• GOAL: Exactly retype the lines from the top of the data through the line containing "young_wms_err = [11.4, 9.8, 9.4, 9.7, 4.3, 7.8, 8.0, 5.4]", leaving out every picture.

• DATA SEGMENT:
═══
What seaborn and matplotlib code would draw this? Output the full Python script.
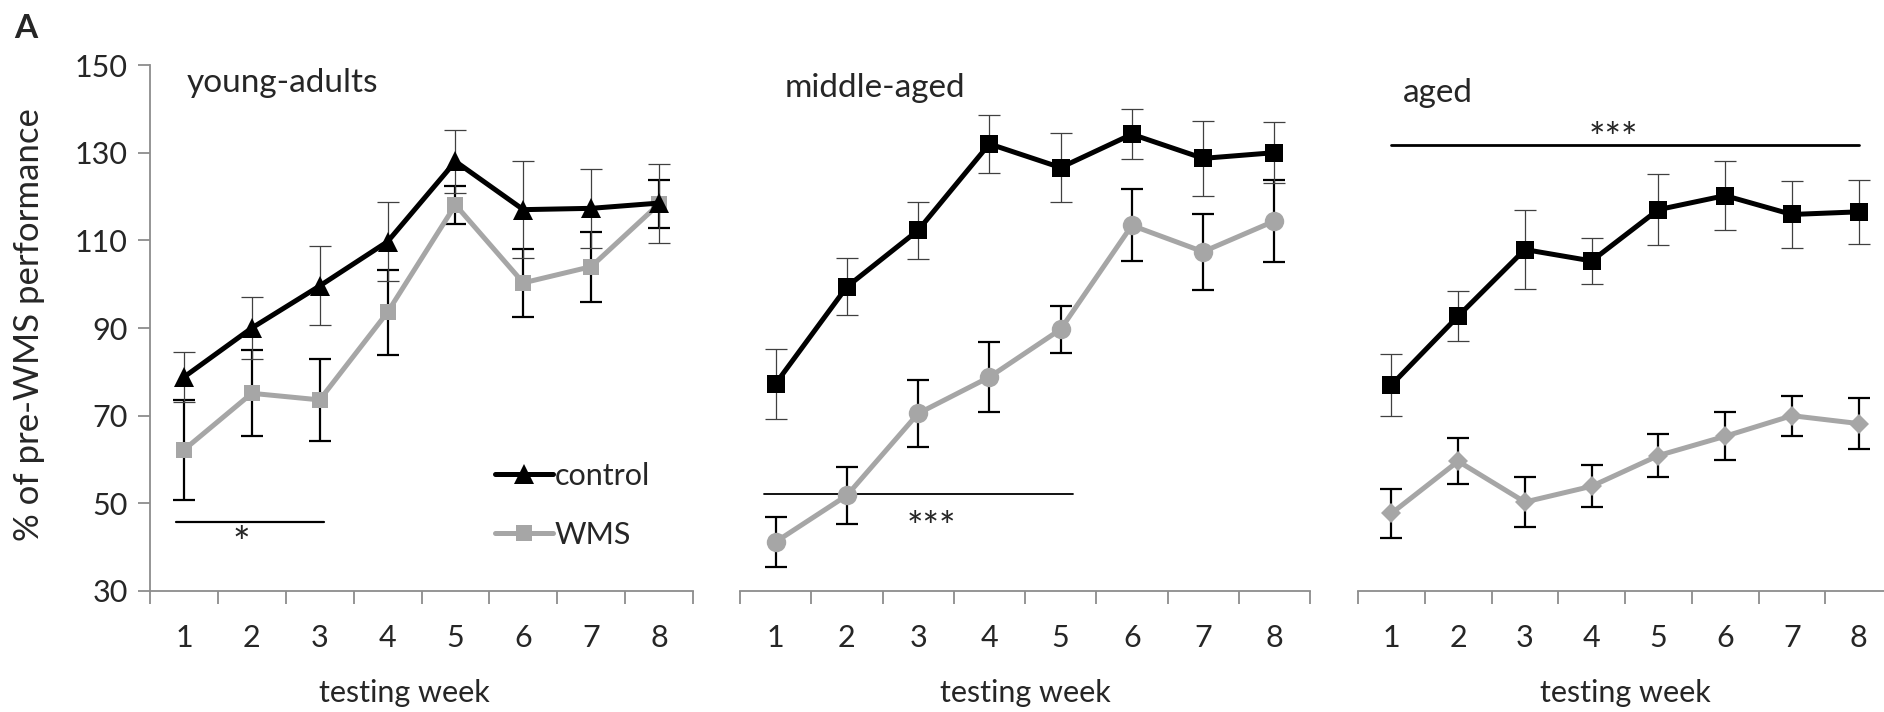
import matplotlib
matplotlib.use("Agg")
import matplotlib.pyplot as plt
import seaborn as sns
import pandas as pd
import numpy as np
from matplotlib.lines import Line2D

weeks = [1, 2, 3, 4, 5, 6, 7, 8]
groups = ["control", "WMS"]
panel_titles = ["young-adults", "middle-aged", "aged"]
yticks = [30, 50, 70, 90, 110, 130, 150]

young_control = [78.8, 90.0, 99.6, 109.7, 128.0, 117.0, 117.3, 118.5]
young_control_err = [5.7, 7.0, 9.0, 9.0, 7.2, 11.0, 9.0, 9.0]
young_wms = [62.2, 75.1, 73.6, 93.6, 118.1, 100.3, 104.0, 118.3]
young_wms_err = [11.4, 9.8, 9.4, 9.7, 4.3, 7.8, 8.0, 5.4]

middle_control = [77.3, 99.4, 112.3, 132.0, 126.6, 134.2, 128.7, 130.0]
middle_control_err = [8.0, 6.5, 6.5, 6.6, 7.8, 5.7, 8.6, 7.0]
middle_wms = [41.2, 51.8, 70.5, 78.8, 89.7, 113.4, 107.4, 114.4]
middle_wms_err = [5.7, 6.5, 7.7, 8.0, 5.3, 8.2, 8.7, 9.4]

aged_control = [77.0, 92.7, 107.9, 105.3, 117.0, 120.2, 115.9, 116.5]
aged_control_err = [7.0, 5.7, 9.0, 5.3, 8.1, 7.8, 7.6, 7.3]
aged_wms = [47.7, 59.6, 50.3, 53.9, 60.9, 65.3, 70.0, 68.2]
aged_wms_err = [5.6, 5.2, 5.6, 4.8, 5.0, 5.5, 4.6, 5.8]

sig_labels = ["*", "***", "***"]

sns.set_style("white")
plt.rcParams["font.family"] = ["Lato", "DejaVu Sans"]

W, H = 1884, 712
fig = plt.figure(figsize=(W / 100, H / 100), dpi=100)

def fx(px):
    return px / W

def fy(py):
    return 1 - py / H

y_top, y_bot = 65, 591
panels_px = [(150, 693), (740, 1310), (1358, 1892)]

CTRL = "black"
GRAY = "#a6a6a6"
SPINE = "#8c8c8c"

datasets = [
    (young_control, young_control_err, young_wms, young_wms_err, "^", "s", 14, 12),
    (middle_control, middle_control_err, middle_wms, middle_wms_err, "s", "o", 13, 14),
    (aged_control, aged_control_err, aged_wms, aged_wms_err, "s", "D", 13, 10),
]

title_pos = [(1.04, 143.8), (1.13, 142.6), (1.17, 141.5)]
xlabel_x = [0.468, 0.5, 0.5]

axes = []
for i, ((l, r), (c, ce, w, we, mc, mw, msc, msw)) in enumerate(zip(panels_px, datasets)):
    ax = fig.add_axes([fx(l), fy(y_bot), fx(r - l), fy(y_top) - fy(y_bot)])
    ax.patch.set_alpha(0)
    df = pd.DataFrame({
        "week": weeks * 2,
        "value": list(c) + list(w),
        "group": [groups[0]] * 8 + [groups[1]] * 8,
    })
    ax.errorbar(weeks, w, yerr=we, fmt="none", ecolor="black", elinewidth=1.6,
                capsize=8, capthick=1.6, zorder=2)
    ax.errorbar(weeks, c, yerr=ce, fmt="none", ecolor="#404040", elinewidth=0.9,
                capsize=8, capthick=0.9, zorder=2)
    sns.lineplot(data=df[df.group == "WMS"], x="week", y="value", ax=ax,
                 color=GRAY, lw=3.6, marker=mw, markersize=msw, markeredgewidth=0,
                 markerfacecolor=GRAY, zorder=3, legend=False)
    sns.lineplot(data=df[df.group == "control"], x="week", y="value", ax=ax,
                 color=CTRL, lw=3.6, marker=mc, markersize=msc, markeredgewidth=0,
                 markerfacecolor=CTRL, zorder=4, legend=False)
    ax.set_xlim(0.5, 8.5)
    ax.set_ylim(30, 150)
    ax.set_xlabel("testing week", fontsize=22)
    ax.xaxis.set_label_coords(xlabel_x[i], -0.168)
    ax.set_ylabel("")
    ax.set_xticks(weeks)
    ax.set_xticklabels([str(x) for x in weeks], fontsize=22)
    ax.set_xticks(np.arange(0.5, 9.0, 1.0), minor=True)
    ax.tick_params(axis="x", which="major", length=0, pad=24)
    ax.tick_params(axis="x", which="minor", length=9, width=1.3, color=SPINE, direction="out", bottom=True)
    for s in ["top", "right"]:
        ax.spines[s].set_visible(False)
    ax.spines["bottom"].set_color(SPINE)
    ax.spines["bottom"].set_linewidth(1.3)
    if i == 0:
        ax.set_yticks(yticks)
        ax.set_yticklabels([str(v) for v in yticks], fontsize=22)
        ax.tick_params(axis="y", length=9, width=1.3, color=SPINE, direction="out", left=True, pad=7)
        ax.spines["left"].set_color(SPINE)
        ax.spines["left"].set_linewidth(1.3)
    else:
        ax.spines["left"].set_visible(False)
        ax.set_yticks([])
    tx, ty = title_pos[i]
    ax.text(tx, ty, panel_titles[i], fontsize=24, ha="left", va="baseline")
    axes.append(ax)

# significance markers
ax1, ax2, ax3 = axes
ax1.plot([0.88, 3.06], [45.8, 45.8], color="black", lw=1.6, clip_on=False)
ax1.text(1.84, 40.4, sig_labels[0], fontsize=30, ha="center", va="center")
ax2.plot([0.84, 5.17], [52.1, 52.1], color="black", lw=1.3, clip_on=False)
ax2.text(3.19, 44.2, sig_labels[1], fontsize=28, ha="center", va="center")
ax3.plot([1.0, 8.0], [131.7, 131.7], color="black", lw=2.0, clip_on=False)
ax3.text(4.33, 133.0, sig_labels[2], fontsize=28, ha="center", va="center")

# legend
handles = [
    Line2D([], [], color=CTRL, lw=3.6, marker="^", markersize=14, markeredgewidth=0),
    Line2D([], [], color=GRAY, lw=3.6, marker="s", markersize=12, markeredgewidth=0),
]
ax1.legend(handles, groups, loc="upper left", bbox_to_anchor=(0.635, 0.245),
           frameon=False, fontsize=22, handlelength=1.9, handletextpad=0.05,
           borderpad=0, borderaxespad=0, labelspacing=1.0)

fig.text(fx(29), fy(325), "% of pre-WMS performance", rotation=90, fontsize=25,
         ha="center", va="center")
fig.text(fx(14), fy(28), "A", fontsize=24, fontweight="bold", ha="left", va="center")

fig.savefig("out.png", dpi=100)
═══
• THE SOLUTION:
What seaborn and matplotlib code would draw this? Output the full Python script.
import matplotlib
matplotlib.use("Agg")
import matplotlib.pyplot as plt
import seaborn as sns
import pandas as pd
import numpy as np
from matplotlib.lines import Line2D

weeks = [1, 2, 3, 4, 5, 6, 7, 8]
groups = ["control", "WMS"]
panel_titles = ["young-adults", "middle-aged", "aged"]
yticks = [30, 50, 70, 90, 110, 130, 150]

young_control = [78.8, 90.0, 99.6, 109.7, 128.0, 117.0, 117.3, 118.5]
young_control_err = [5.7, 7.0, 9.0, 9.0, 7.2, 11.0, 9.0, 9.0]
young_wms = [62.2, 75.1, 73.6, 93.6, 118.1, 100.3, 104.0, 118.3]
young_wms_err = [11.4, 9.8, 9.4, 9.7, 4.3, 7.8, 8.0, 5.4]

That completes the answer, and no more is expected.